[START OF Information shown]

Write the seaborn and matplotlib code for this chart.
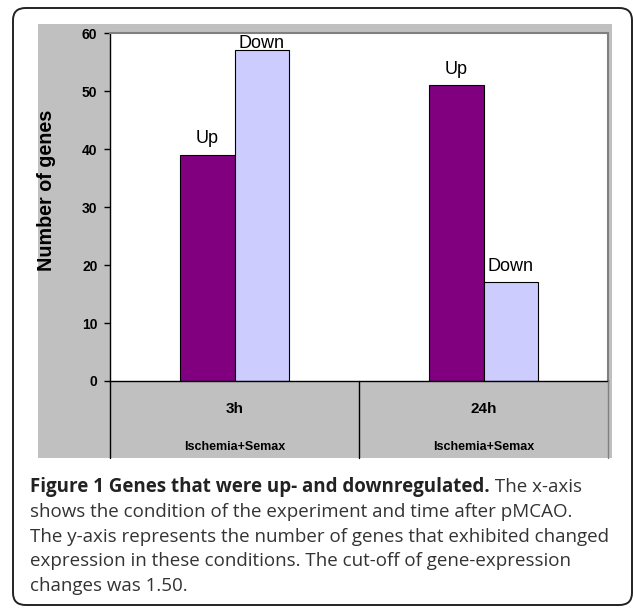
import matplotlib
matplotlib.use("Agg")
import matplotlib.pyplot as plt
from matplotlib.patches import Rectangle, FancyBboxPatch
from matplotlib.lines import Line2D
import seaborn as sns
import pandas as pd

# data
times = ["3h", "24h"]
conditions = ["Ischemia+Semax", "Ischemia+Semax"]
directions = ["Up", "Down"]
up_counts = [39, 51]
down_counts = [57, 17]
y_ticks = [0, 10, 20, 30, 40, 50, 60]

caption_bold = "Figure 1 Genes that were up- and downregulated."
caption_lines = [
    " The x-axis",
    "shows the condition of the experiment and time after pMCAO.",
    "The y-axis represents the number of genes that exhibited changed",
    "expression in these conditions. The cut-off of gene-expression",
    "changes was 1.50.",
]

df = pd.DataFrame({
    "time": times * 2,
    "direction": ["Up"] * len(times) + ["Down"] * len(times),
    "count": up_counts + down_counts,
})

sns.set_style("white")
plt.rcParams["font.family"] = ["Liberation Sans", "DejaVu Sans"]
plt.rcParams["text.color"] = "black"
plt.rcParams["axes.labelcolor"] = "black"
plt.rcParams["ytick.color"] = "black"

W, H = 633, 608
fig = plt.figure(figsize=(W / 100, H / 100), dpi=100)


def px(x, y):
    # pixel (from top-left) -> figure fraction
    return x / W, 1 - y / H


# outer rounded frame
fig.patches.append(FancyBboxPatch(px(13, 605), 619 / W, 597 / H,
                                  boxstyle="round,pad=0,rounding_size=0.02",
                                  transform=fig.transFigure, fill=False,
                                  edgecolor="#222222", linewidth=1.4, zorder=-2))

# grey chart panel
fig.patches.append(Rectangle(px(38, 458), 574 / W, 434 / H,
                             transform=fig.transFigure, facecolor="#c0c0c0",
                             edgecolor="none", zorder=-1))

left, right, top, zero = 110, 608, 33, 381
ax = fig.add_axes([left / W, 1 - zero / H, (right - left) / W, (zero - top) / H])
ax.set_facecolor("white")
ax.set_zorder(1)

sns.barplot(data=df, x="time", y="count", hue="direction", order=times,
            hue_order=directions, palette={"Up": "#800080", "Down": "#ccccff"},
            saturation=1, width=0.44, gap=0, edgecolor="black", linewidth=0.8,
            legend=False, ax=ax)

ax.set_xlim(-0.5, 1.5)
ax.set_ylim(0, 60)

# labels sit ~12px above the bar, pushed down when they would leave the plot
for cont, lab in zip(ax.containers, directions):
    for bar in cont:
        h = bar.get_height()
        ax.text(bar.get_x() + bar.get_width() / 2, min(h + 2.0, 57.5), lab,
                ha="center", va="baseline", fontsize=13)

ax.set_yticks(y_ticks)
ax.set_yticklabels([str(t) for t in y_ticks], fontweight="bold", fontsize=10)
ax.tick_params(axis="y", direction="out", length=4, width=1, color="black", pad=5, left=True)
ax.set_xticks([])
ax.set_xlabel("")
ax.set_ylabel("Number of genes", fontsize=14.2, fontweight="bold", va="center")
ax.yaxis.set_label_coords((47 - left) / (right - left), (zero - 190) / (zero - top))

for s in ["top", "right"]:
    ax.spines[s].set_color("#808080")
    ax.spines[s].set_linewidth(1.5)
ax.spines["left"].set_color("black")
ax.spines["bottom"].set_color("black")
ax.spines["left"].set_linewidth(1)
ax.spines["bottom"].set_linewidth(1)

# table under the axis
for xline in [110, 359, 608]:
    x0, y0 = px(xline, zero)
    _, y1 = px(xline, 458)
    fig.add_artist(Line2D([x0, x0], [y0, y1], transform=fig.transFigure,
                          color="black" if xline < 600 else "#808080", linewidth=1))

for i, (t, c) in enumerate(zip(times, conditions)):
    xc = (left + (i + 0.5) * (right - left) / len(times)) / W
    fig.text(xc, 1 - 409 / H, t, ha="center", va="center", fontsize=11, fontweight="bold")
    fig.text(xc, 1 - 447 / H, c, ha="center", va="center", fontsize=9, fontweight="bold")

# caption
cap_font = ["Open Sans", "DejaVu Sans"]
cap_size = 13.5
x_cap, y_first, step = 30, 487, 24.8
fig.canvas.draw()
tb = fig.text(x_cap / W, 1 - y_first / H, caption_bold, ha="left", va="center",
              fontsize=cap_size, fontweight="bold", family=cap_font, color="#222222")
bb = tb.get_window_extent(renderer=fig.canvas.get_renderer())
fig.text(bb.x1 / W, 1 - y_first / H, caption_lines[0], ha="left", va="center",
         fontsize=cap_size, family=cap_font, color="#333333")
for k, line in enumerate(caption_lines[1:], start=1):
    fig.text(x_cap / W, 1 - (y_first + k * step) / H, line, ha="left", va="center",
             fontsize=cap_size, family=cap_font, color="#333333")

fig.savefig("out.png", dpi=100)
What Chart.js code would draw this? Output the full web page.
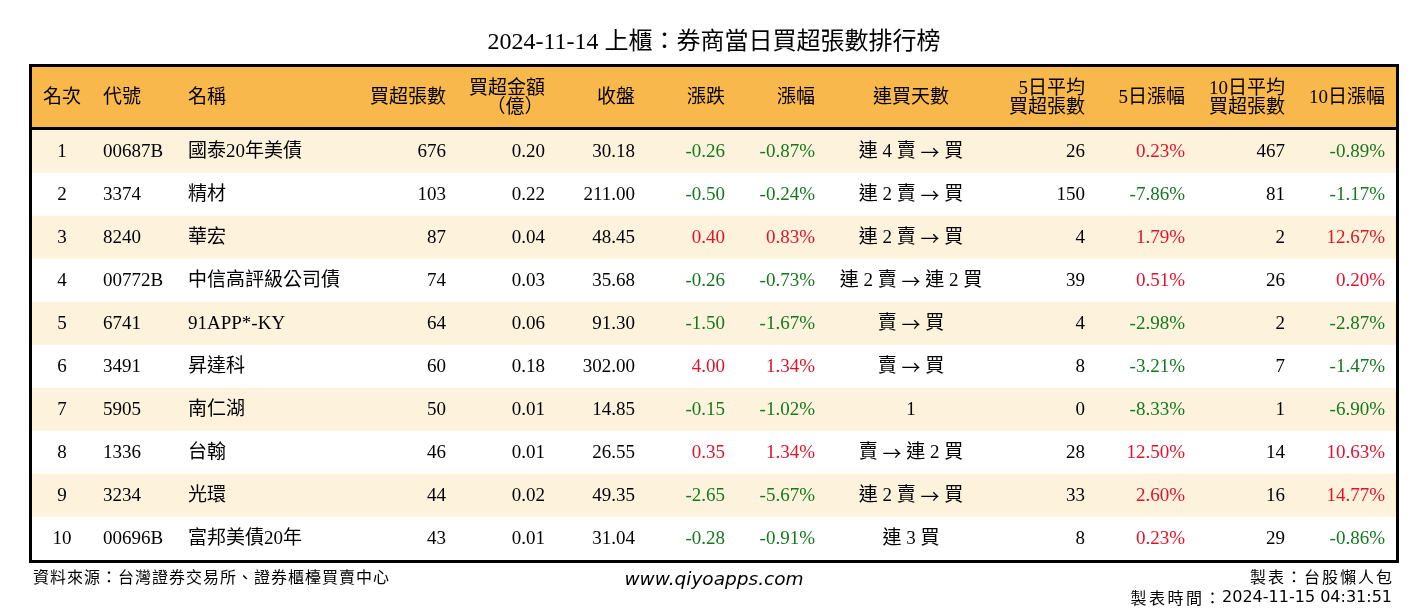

[END OF Information shown]

In the entries above, find each line with the word "seaborn" and show it.

Reply to the task
Write the seaborn and matplotlib code for this chart.
import seaborn as sns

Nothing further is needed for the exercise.